Friday 21 April 2023

Nymans at Easter


We visited Nymans garden at the weekend with friends, to soak up some Spring ambience and join in with their Easter trail for the smalls. There's something so lovely about this time of year, even though it's often freezing cold even in the sunshine and you have to pack both a woolly hat and a sunhat in case the weather changes mid-walk. 
Spring flowers are exceptional. Perhaps it's the flower-less-ness of the Winter time that makes these few months so special. After leafy months of the darker evergreens or soggy browns clinging to gnarly branches, walking into a garden covered in pink and white Magnolia flowers the size of dinner plates, or knee high beds of nodding yellow Daffodils, scented Hyacinths and star-like Hellebores is a sigh of relief and a sign of warmer days to come. 
There is some exceptional planting at Nymans, and it is perhaps easier to enjoy in the summer months as a lot of the garden was roped off to allow the grass to grow and work to be carried out without all of us messing up the nice pathways and churning the lawn to mud, but I still like it in April. 
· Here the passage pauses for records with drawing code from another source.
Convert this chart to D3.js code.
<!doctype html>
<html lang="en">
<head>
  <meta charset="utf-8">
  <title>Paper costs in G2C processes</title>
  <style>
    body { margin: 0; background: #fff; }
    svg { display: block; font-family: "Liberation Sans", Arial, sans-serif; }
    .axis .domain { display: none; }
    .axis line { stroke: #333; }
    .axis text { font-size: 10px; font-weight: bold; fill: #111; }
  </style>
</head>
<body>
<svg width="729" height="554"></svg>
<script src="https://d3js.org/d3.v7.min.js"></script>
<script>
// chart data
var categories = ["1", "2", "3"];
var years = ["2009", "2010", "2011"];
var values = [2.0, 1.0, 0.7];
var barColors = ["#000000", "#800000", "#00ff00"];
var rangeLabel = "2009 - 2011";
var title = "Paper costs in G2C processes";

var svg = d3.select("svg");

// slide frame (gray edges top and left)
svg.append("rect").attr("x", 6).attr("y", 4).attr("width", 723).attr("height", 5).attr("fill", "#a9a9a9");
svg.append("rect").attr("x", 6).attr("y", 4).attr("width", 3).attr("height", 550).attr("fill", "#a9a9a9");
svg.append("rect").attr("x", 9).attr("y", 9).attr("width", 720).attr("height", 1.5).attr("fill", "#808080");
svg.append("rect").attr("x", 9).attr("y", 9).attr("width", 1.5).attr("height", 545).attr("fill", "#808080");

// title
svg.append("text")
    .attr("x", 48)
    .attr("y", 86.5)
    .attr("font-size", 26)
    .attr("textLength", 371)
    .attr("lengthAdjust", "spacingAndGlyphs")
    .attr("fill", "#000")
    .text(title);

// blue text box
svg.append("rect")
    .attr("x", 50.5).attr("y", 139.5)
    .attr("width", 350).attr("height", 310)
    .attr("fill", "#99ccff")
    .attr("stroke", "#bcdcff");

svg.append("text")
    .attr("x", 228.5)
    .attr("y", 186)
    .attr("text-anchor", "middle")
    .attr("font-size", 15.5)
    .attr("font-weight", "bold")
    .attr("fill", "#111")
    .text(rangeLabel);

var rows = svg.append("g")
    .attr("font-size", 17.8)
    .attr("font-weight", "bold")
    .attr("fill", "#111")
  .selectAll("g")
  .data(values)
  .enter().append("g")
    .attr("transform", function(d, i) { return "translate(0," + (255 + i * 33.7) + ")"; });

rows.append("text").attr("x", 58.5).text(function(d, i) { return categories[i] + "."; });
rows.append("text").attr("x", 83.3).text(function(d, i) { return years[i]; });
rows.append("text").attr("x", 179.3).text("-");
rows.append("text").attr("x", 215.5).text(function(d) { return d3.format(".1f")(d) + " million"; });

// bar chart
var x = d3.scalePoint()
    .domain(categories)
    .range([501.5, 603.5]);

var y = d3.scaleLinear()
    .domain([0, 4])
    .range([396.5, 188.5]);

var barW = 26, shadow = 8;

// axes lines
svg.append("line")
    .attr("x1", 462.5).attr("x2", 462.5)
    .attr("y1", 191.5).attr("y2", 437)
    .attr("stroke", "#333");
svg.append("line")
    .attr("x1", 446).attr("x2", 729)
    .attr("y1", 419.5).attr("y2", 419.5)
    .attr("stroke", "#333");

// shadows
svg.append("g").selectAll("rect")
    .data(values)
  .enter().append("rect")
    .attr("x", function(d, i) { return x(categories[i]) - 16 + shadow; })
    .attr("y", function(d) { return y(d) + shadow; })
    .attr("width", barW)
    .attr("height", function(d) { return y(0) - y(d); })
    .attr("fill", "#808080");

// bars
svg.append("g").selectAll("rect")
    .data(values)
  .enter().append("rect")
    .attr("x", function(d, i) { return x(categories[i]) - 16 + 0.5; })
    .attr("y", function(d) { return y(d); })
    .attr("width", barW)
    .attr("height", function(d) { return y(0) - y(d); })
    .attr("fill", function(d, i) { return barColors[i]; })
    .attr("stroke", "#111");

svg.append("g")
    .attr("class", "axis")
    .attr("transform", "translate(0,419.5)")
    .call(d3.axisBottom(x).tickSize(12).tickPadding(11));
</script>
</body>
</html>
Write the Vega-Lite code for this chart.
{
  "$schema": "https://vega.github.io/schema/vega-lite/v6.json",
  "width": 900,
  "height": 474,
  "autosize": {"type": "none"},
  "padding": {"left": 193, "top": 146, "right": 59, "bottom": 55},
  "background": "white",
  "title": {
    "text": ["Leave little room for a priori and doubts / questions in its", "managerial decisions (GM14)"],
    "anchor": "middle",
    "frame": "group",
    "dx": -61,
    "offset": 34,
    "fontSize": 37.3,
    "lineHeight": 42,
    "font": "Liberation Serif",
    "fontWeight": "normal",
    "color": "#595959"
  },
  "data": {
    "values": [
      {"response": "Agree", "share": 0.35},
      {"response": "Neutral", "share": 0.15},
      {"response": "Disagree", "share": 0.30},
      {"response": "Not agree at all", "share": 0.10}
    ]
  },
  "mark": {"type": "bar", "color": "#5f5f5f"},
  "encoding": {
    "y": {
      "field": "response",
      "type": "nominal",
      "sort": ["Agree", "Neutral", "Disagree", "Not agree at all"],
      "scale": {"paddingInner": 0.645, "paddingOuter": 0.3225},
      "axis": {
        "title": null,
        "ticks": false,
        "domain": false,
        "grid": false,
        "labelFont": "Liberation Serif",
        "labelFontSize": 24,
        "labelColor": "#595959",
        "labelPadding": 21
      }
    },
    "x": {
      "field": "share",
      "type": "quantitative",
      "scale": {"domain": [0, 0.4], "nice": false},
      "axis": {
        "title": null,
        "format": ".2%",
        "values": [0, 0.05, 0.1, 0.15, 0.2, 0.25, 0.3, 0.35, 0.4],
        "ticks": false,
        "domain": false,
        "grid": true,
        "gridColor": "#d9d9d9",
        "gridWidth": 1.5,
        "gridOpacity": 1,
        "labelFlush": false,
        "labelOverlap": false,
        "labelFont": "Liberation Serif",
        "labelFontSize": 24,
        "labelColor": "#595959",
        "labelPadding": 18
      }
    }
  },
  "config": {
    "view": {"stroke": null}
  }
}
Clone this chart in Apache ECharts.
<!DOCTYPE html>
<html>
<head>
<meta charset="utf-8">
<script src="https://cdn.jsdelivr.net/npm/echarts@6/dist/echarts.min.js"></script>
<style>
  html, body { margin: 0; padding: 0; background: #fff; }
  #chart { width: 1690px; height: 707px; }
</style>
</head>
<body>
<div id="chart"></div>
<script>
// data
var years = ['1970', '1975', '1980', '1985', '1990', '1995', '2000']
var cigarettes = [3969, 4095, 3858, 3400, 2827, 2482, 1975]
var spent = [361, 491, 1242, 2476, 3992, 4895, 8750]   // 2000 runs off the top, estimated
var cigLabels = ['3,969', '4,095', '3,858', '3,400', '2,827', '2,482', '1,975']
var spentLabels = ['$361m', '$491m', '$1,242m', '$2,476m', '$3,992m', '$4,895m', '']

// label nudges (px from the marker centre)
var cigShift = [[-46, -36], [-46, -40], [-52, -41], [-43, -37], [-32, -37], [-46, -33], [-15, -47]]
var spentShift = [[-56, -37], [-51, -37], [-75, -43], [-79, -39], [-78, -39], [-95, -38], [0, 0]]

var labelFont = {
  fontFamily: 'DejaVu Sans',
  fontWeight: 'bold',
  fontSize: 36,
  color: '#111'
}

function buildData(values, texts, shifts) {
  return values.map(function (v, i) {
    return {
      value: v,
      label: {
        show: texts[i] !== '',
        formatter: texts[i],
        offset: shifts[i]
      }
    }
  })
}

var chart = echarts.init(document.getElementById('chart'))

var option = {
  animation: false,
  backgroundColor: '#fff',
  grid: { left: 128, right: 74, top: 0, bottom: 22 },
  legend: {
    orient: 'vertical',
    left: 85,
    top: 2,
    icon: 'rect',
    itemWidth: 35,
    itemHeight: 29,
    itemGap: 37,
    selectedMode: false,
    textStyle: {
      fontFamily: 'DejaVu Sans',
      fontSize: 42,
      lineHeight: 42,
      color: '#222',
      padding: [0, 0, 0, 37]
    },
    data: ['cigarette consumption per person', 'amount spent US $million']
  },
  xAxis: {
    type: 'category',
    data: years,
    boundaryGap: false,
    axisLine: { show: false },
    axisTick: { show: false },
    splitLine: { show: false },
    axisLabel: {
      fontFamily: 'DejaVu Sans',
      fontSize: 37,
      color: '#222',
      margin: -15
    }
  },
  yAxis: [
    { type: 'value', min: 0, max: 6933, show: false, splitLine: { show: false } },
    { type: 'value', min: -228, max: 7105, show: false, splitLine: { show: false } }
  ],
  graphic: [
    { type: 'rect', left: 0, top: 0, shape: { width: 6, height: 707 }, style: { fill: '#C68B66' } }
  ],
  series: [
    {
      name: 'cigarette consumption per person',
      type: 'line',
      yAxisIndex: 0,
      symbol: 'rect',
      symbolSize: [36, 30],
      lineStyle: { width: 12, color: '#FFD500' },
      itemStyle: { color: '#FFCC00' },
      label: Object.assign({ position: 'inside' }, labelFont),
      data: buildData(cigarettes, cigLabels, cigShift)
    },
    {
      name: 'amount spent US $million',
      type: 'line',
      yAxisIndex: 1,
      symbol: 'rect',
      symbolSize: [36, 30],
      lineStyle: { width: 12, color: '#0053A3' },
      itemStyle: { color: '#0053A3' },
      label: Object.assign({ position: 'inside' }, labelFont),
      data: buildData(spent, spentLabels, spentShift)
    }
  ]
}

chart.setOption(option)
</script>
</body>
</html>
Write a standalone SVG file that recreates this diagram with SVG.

A lot of the Magnolia trees are either starting to turn now, or got a touch wind/frost bitten as there were some crispy brown sections to most of the flowers. Spring flowers are brave, but not always that hardy with an unexpected heavy frost or snowfall. 


My little Easter bunny, mid nibble on a veggie stick by the looks of things! He liked his ears, but was terrible at spotting the items on our Easter hunt - I ended up doing most of the work! Hopefully next year he will be running around and joining in more with the various activities but this year he was just happy to accept his prize of a chocolate egg (not that he needs any, we have a year's supply at least!). 


This bush was glorious, whatever it is. Does anyone know? It was absolutely brimming with teeny white flowers!



A lot of the old house burnt down in 1947 and because of rationing and the restriction of building materials at the time, the family couldn't rebuild it so the rooms that remained were made safe for the family to live in when they came to visit the garden and the rest stayed a romantic ruin. The family who lived here, the Messels, are linked to the British Royal family. The last family member to live at Nymans was Anne, Countess of Rosse and her son was the Earl of Snowdon who married Princess Margaret in 1960. You can see Christmas cards from Queen Elizabeth II on the side in one of the rooms and Anne did actually come back to permanently live at Nymans in 1979. I wonder if it was odd to live in a half ruined house?
It's a lovely building to walk through, there isn't really much left when you consider the size of the ruins but it gives you a sense of what it would have been like, and there is often a volunteer playing a grand piano as you walk in. We were lucky that a chap was tickling the ivories on our visit because Fin loved watching him play and we even had some dancing from our little friends. 


There are various sections of garden you can walk through, like little rooms of scent and colour. There's a big walled garden with vegetables, an orchard, a rose garden, fountains and several dramatic beds which really come into their own in the summer. At the moment there are lots of Camellias throwing their heavy pink flowers at you as you walk past, or vivid Azaleas bursting with colour as well as many other flowers I don't know the name of. 
If you are in the area, this is a beautiful place to wander round and enjoy!